Spagnoli v. Collision Centers of America, Inc., 2017 IL App (2d) 160606-U portrays a plaintiff’s Pyrrhic victory in a valuation dispute involving a 1966 Pontiac GTO.
The plaintiff car enthusiast brought a flurry of tort claims against the repair shop defendant when it allegedly lost the car’s guts after plaintiff bought it on-line.
The trial court directed a verdict for the defendant on the bulk of plaintiff’s claims and awarded the plaintiff only $10,000 on its breach of contract claim – a mere fraction of what the plaintiff sought.
The Court first rejected plaintiff’s lost profits claim based on the amounts he expected to earn through the sale of car once it was repaired.
A plaintiff in a breach of contract action can recover lost profits where (1) it proves the loss with a reasonable degree of certainty; (2) the defendant’s wrongful act resulted in the loss, and (3) the profits were reasonably within the contemplation of the defendant at the time the contract was entered into.
Because lost profits are naturally prospective, they will always be uncertain to some extent and impossible to gauge with mathematical precision.

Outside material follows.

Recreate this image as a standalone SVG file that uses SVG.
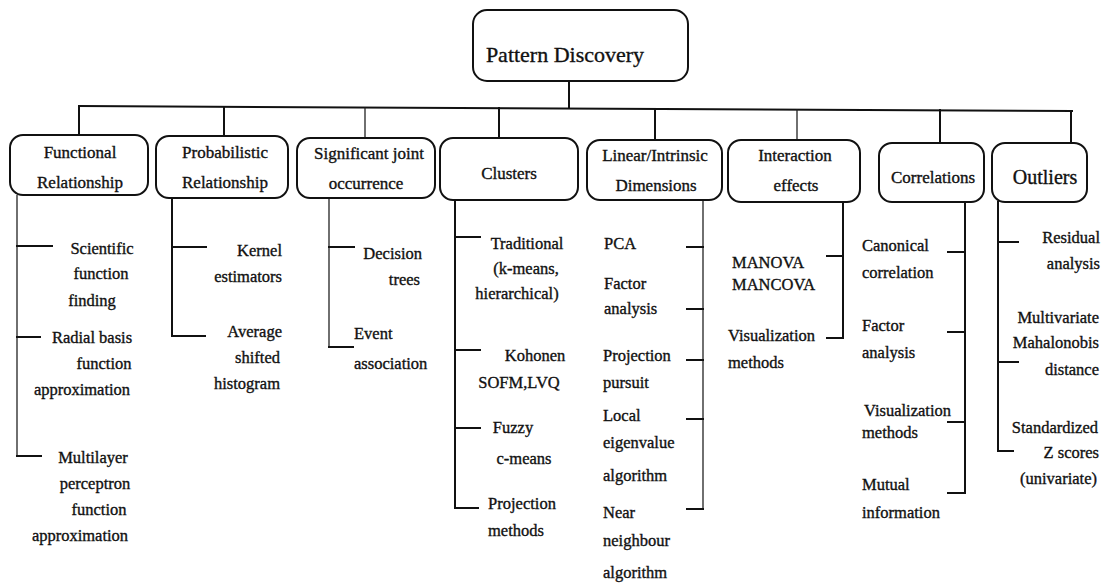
<svg xmlns="http://www.w3.org/2000/svg" width="1107" height="584" viewBox="0 0 1107 584">
  <style>
    .box { fill: #ffffff; stroke: #111; stroke-width: 2; }
    .ln { stroke: #111; stroke-width: 2; fill: none; stroke-linecap: square; }
    .thin { stroke: #222; stroke-width: 1.3; fill: none; }
    text { font-family: "Liberation Serif", "Times New Roman", serif; fill: #111; stroke: #111; stroke-width: 0.35; }
    .t0 { font-size: 22px; text-anchor: middle; }
    .t1 { font-size: 17px; text-anchor: middle; }
    .t1b { font-size: 20px; text-anchor: middle; }
    .c { font-size: 16.5px; text-anchor: middle; }
    .s { font-size: 16.5px; text-anchor: start; }
    .e { font-size: 16.5px; text-anchor: end; }
  </style>

  <rect width="1107" height="584" fill="#ffffff"/>

  <!-- connectors: root stem, bus, drops and child brackets -->
  <g id="connectors">
    <line class="ln" x1="569" y1="81" x2="569" y2="107"/>
    <line class="ln" x1="79" y1="106" x2="1072" y2="111"/>
    <line class="ln" x1="79" y1="106" x2="79" y2="135"/>
    <line class="ln" x1="224" y1="107" x2="224" y2="136"/>
    <line class="thin" x1="365" y1="107.5" x2="365" y2="138"/>
    <line class="ln" x1="499" y1="108" x2="499" y2="138"/>
    <line class="ln" x1="655" y1="109" x2="655" y2="140"/>
    <line class="thin" x1="797" y1="109.5" x2="797" y2="140"/>
    <line class="ln" x1="940" y1="110" x2="940" y2="143"/>
    <line class="ln" x1="1071" y1="111" x2="1071" y2="143"/>

    <!-- Functional Relationship -->
    <line class="thin" x1="17" y1="195" x2="17" y2="457"/>
    <line class="ln" x1="17" y1="246" x2="52" y2="246"/>
    <line class="ln" x1="17" y1="337" x2="40" y2="337"/>
    <line class="ln" x1="17" y1="456" x2="41" y2="456"/>

    <!-- Probabilistic Relationship -->
    <line class="ln" x1="172" y1="198" x2="172" y2="336"/>
    <line class="ln" x1="172" y1="247" x2="206" y2="247"/>
    <line class="ln" x1="172" y1="336" x2="205" y2="336"/>

    <!-- Significant joint occurrence -->
    <line class="thin" x1="329" y1="198" x2="329" y2="347"/>
    <line class="ln" x1="329" y1="247" x2="354" y2="247"/>
    <line class="ln" x1="329" y1="347" x2="353" y2="347"/>

    <!-- Clusters -->
    <line class="ln" x1="455" y1="200" x2="455" y2="508"/>
    <line class="ln" x1="455" y1="237" x2="480" y2="237"/>
    <line class="ln" x1="455" y1="350" x2="480" y2="350"/>
    <line class="ln" x1="455" y1="428" x2="480" y2="428"/>
    <line class="ln" x1="455" y1="508" x2="478" y2="508"/>

    <!-- Linear/Intrinsic Dimensions -->
    <line class="thin" x1="703" y1="200" x2="703" y2="509"/>
    <line class="ln" x1="687" y1="247" x2="703" y2="247"/>
    <line class="ln" x1="687" y1="309" x2="703" y2="309"/>
    <line class="ln" x1="687" y1="360" x2="703" y2="360"/>
    <line class="ln" x1="687" y1="419" x2="703" y2="419"/>
    <line class="ln" x1="687" y1="509" x2="703" y2="509"/>

    <!-- Interaction effects -->
    <line class="ln" x1="843" y1="202" x2="843" y2="338"/>
    <line class="ln" x1="827" y1="256" x2="843" y2="256"/>
    <line class="ln" x1="827" y1="338" x2="843" y2="338"/>

    <!-- Correlations -->
    <line class="ln" x1="965" y1="202" x2="965" y2="493"/>
    <line class="ln" x1="948" y1="252" x2="965" y2="252"/>
    <line class="ln" x1="948" y1="332" x2="965" y2="332"/>
    <line class="ln" x1="948" y1="422" x2="965" y2="422"/>
    <line class="ln" x1="948" y1="493" x2="965" y2="493"/>

    <!-- Outliers -->
    <line class="ln" x1="998" y1="202" x2="998" y2="451"/>
    <line class="ln" x1="998" y1="242" x2="1018" y2="242"/>
    <line class="ln" x1="998" y1="362" x2="1018" y2="362"/>
    <line class="ln" x1="998" y1="451" x2="1013" y2="451"/>
  </g>

  <!-- root -->
  <g id="pattern-discovery">
    <rect class="box" x="473" y="10" width="215" height="71" rx="14"/>
    <text class="t0" x="565" y="62">Pattern Discovery</text>
  </g>

  <!-- categories with their methods -->
  <g id="functional-relationship">
    <rect class="box" x="10" y="135" width="138" height="60" rx="13"/>
    <text class="t1" x="80" y="158">Functional</text>
    <text class="t1" x="80" y="188">Relationship</text>
    <text class="c" x="102" y="254">Scientific</text>
    <text class="c" x="101" y="279">function</text>
    <text class="c" x="92" y="306">finding</text>
    <text class="c" x="92" y="343">Radial basis</text>
    <text class="c" x="104" y="369">function</text>
    <text class="c" x="82" y="395">approximation</text>
    <text class="c" x="93" y="463">Multilayer</text>
    <text class="c" x="95" y="489">perceptron</text>
    <text class="c" x="99" y="515">function</text>
    <text class="c" x="80" y="541">approximation</text>
  </g>

  <g id="probabilistic-relationship">
    <rect class="box" x="156" y="136" width="132" height="62" rx="13"/>
    <text class="t1" x="225" y="158">Probabilistic</text>
    <text class="t1" x="225" y="188">Relationship</text>
    <text class="e" x="282" y="256">Kernel</text>
    <text class="e" x="282" y="282">estimators</text>
    <text class="e" x="282" y="337">Average</text>
    <text class="e" x="280" y="363">shifted</text>
    <text class="e" x="280" y="389">histogram</text>
  </g>

  <g id="significant-joint-occurrence">
    <rect class="box" x="297" y="138" width="138" height="60" rx="13"/>
    <text class="t1" x="369" y="159">Significant joint</text>
    <text class="t1" x="366" y="189">occurrence</text>
    <text class="e" x="422" y="259">Decision</text>
    <text class="e" x="420" y="285">trees</text>
    <text class="s" x="354" y="339">Event</text>
    <text class="s" x="354" y="369">association</text>
  </g>

  <g id="clusters">
    <rect class="box" x="440" y="138" width="138" height="62" rx="13"/>
    <text class="t1" x="509" y="179">Clusters</text>
    <text class="c" x="527" y="249">Traditional</text>
    <text class="c" x="526" y="274">(k-means,</text>
    <text class="c" x="517" y="299">hierarchical)</text>
    <text class="c" x="535" y="361">Kohonen</text>
    <text class="c" x="519" y="388">SOFM,LVQ</text>
    <text class="c" x="513" y="433">Fuzzy</text>
    <text class="c" x="524" y="464">c-means</text>
    <text class="c" x="522" y="509">Projection</text>
    <text class="c" x="516" y="536">methods</text>
  </g>

  <g id="linear-intrinsic-dimensions">
    <rect class="box" x="587" y="140" width="135" height="60" rx="13"/>
    <text class="t1" x="655" y="161">Linear/Intrinsic</text>
    <text class="t1" x="656" y="191">Dimensions</text>
    <text class="s" x="604" y="249">PCA</text>
    <text class="s" x="604" y="289">Factor</text>
    <text class="s" x="604" y="314">analysis</text>
    <text class="s" x="603" y="361">Projection</text>
    <text class="s" x="603" y="388">pursuit</text>
    <text class="s" x="603" y="421">Local</text>
    <text class="s" x="603" y="448">eigenvalue</text>
    <text class="s" x="603" y="481">algorithm</text>
    <text class="s" x="603" y="518">Near</text>
    <text class="s" x="603" y="546">neighbour</text>
    <text class="s" x="603" y="578">algorithm</text>
  </g>

  <g id="interaction-effects">
    <rect class="box" x="728" y="140" width="132" height="62" rx="13"/>
    <text class="t1" x="795" y="161">Interaction</text>
    <text class="t1" x="796" y="191">effects</text>
    <text class="s" x="732" y="268">MANOVA</text>
    <text class="s" x="732" y="290">MANCOVA</text>
    <text class="s" x="728" y="341">Visualization</text>
    <text class="s" x="728" y="368">methods</text>
  </g>

  <g id="correlations">
    <rect class="box" x="879" y="143" width="105" height="59" rx="13"/>
    <text class="t1" x="933" y="183">Correlations</text>
    <text class="s" x="862" y="251">Canonical</text>
    <text class="s" x="862" y="278">correlation</text>
    <text class="s" x="862" y="331">Factor</text>
    <text class="s" x="862" y="358">analysis</text>
    <text class="s" x="864" y="416">Visualization</text>
    <text class="s" x="862" y="438">methods</text>
    <text class="s" x="862" y="490">Mutual</text>
    <text class="s" x="862" y="518">information</text>
  </g>

  <g id="outliers">
    <rect class="box" x="992" y="143" width="95" height="59" rx="13"/>
    <text class="t1b" x="1045" y="184">Outliers</text>
    <text class="e" x="1100" y="243">Residual</text>
    <text class="e" x="1100" y="269">analysis</text>
    <text class="e" x="1099" y="323">Multivariate</text>
    <text class="e" x="1099" y="348">Mahalonobis</text>
    <text class="e" x="1099" y="375">distance</text>
    <text class="e" x="1098" y="433">Standardized</text>
    <text class="e" x="1099" y="458">Z scores</text>
    <text class="e" x="1097" y="484">(univariate)</text>
  </g>
</svg>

Still, a plaintiff’s damages evidence must afford a reasonable basis for the computation of damages and the defendant’s breach must be traceable to specific damages sustained by the plaintiff. Where lost profits result from several causes, the plaintiff must show the defendant’s breach caused a specific (measurable) portion of the lost profits. [¶¶ 17-20]
Agreeing with the trial court, the appeals Court found the plaintiff failed to present sufficient proof of lost profits. The court noted that the litigants’ competing experts both valued the GTO at $80,000 to $115,000 if fully restored to mint condition. However, this required the VIN numbers on the vehicle motor and firewall to match and the engine to be intact. Since the car in question lacked matching VIN numbers and its engine missing, the car could never be restored to a six-figures value range.
The Court also affirmed the directed verdict for defendant on plaintiff’s consumer fraud claim. To make out valid Consumer Fraud Act (CFA) claim under the Consumer Fraud Act a plaintiff must prove: (1) a deceptive act or unfair practice occurred, (2) the defendant intended for the plaintiff to rely on the deception, (3) the deception occurred in the course of conduct involving trade or commerce, (4) the plaintiff sustained actual damages, and (5) the damages were proximately cause by the defendant’s deceptive act or unfair conduct. A CFA violation can be based on an innocent or negligent misrepresentation.
Since the plaintiff presented no evidence that the repair shop made a misrepresentation or that defendant intended that plaintiff rely on any misrepresentation, plaintiff did not offer a viable CFA claim.
- A plaintiff in a breach of contract case is the burdened party: it must show that it is more likely than not that the parties entered into an enforceable contract – one that contains an offer, acceptance and consideration – that plaintiff substantially performed its obligations, that defendant breached and that plaintiff suffered money damages flowing from the defendant’s breach.
- In the context of lost profits damages, this case amply illustrates the evidentiary hurdles faced by a plaintiff. Not only must the plaintiff prove that the lost profits were within the reasonable contemplation of the parties, he must also establish which profits he lost specifically attributable to the defendant’s conduct.
- In consumer fraud litigation, the plaintiff typically must prove a defendant’s factual misstatement. Without evidence of a defendant’s misrepresentation, the plaintiff likely won’t be able to meet its burden of proof on the CFA’s deceptive act or unfair practice element.